Only backup changes

Hi all,

I’ve just come from CrashPlan where I had my backups setup to only upload any changes made to the folders I wanted backed up.

One of the folders I backup contains all of my photos. If I delete files from it, add files to it, or move files within it, then I need those changes reflected in my backup.

I don’t want to have to upload the entire folder again. A) because of its size, and; B) because of my cruddy internet speed.

Being new to Duplicacy I’m wondering, is this already the way Duplicacy works? If not, is there a way I can make it work this way (using the web interface)?

Cheers

Absolutely. Duplicacy always does incrementals after the initial backup.

In fact, these incrementals are unlike most backups in that they also function as full snapshots, so there’s no point doing full backups (although there is a -hash option to force checking contents instead of looking at timestamps etc., but even that doesn’t waste upload bandwidth or storage space).

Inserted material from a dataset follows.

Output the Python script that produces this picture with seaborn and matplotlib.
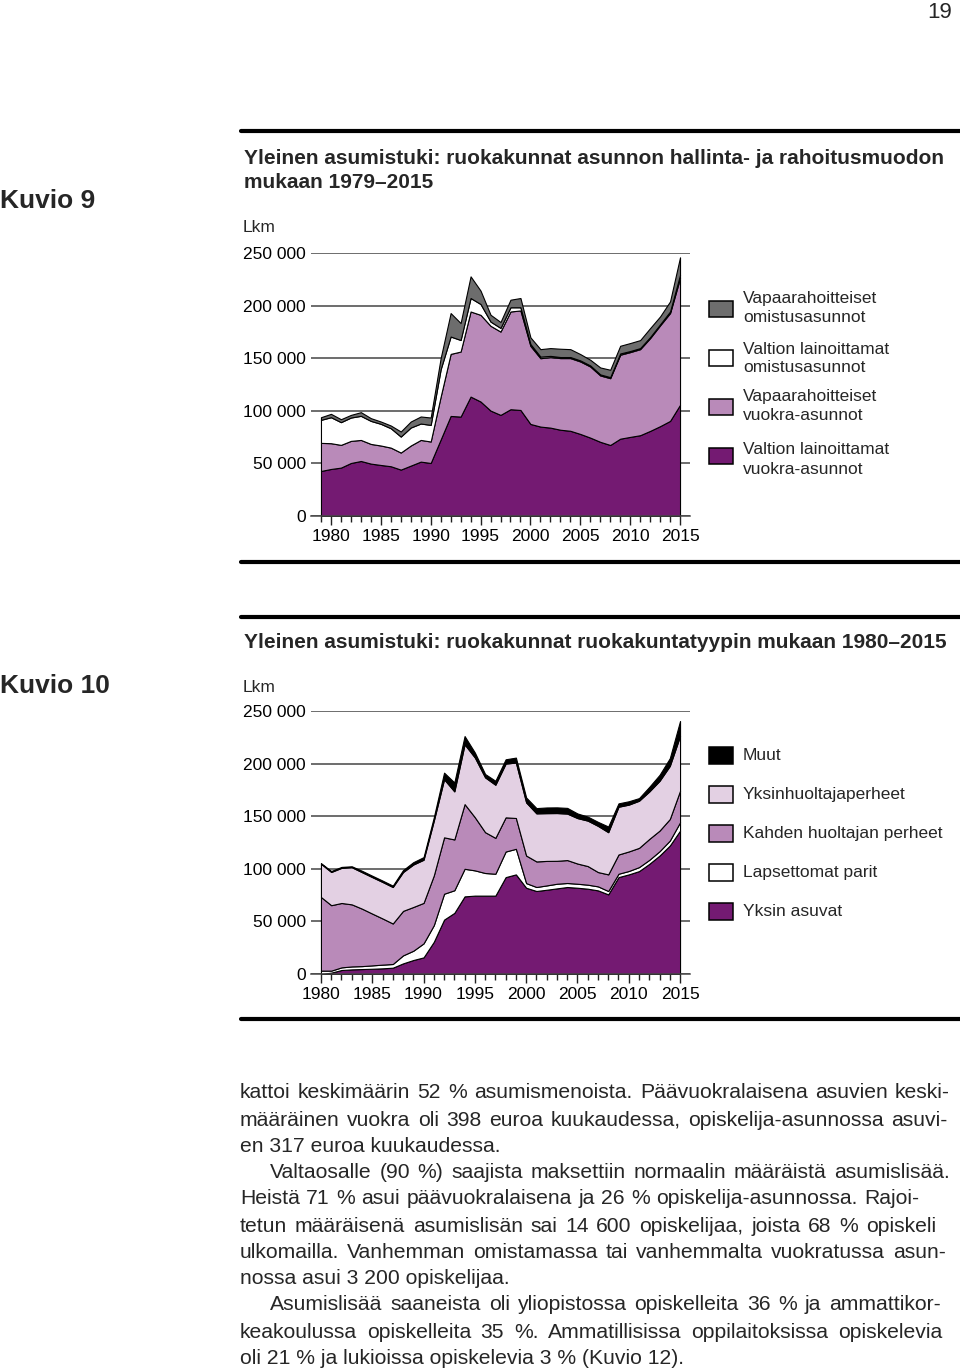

I would encourage you to read the CLI readme and some of the docs there, including the bit about Lock Free Deduplication, to see how the underlying engine works.

2 Likes

I would have phrased it slightly differently: in duplicacy the distinction between full and incremental backup doesn’t make sense. All backups are full backups (in the sense that they allow you to restore all files in that backup, even if you delete (prune) all other backups. And they are all incremental in the sense that data that has previously been uploaded to the backup storage will not be uploaded a second time. Right?

2 Likes

I would further clarify that while this is correct, there are two modes:

  1. Mode 1 where Duplicacy traverses your whole file tree and uploads all “chunks” which don’t already exist. If it is a redundant backup with only minor changes, then only the new and different chunks will be uploaded. However, it still takes time for Duplicacy to “go through the motions” of checking each individual chunk to see whether it already exists or not
  2. Mode 2 where Duplicacy makes an internal record of all files previously backed up, and only visits those files that have changed. It then breaks those into chunks, and again uploads only the chunks that don’t already exist. This is useful, say, if you have a movie file that you changed the meta information for, but did not change the data. Any backup program, including Duplicacy, will see this as “changed.” However, with Duplicacy, if the original movie file was already backed up, then only the new/different “chunk(s)” containing the changed metadata would be uploaded, potentially saving lots of bandwidth.

In any case, Mode 2 is faster than Mode 1 because it doesn’t have to do nearly as much work - but in the end, both result in the same space taken on the backup destination. The destination is the same, only the journey is expedited (in mode 2). So, on the first pass, Duplicacy does #1 above, then on the following passes, it does #2 (no, we’re not referring to potty training :wink: )

I have a RAID with 22TB of data on it, but with Duplicacy this gets down to about 8TB for the backups, and incrementals add only a tiny bit too that.

Morgan

3 Likes

Wow, that made my head hurt. But the Lock Free Deduplication side of things really lost me.

Thanks for the info guys. Sounds like it’s doing exactly as I need it to.

How I just need to work out how to get it to backup to my secondary local drive and also to the cloud, without me adding seperate backup jobs for each folder/storage location. I’ve read a few threads here and it seems this is something I can do through scheduling?

How do you set your backup to use Mode 2?

Duplicacy by default runs the initial backup in Mode 1 and any subsequent backup in Mode 2. The -hash option would force Mode 1 for any backup.